18 Feb 2017

Danny Boyle on Trainspotting Mark II

From Saturday Morning, 11:05 am on 18 February 2017

Renton, Spud, Sick Boy and Begby are back...

21 years after Danny Boyle's wildy successful heroin-addled film of Irvine Welsh's book, Trainspotting II opens in NZ next week.

"The big feeling that I think everyone has coming out of it is relief that it's not terrible," Danny Boyle tells Kim Hill.

Danny Boyle

Danny Boyle Photo: Supplied

How do two movies which focus on junkies killing themselves and damaging other people manage to be life-affirming?

Boyle guesses it is the film's honesty and message that the stories and voices of everyone in the community are important, says Boyle.

"There's something honest about not preparing people for emotions. 'Cause life doesn't either. It just chucks them at you.

"Irvine's book gave a voice to a marginalised group of people who were viewed as victims or evil or stupid - and you may not agree with everything they have to say, but their voices are valuable."

"It's not moralising about them. It's not taking an opinoin about them. It's trying to let you feel the world from their perspective - and their perspective is honest.

Human beings have a long and complex relationship with heroin, he says.

"If you're in hospital because of an accident or you're ending your days in hospital you'll probably be administered morphine to take away physical pain. On the streets you can see people often use it to take away emotional pain. It has a sadness about it, heroin, that's kind of a constant drumbeat that accompanies humanity. So it's interesting to hear a voice from inside that world that isn't moralising about it, but is telling you about it."

He and actor Ewen McGregor (who plays Renton) considered taking heroin for research when making the first film, but decided against it.

"We didn't because we wanted to remain respectful to the power of the thing that it had over peoples lives, and the tragedies it causes people. You can't just dally with it."

Boyle hopes the two movies could make a kind of sense watched in reverse order.

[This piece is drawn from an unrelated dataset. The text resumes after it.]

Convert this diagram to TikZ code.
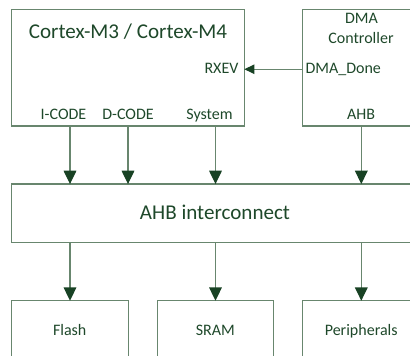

"One of the few compensations or consolations of getting older is you realise time is not a straight line, there are these loops of time as Proust talks about. It becomes a circular thing."

Begby's famous 'Choose life' monologue gets an update in the second film.

"As a middleaged man he can no longer have that automatic mocking tone of the teenager or the rebel... You step out of childhood to look at the choices that are available to you, and you can have that sneering tone, really. [The Trainspotting II monologue] is more desparate and more personal, I think."

Trainspotting II opens in NZ cinemas on 23 February.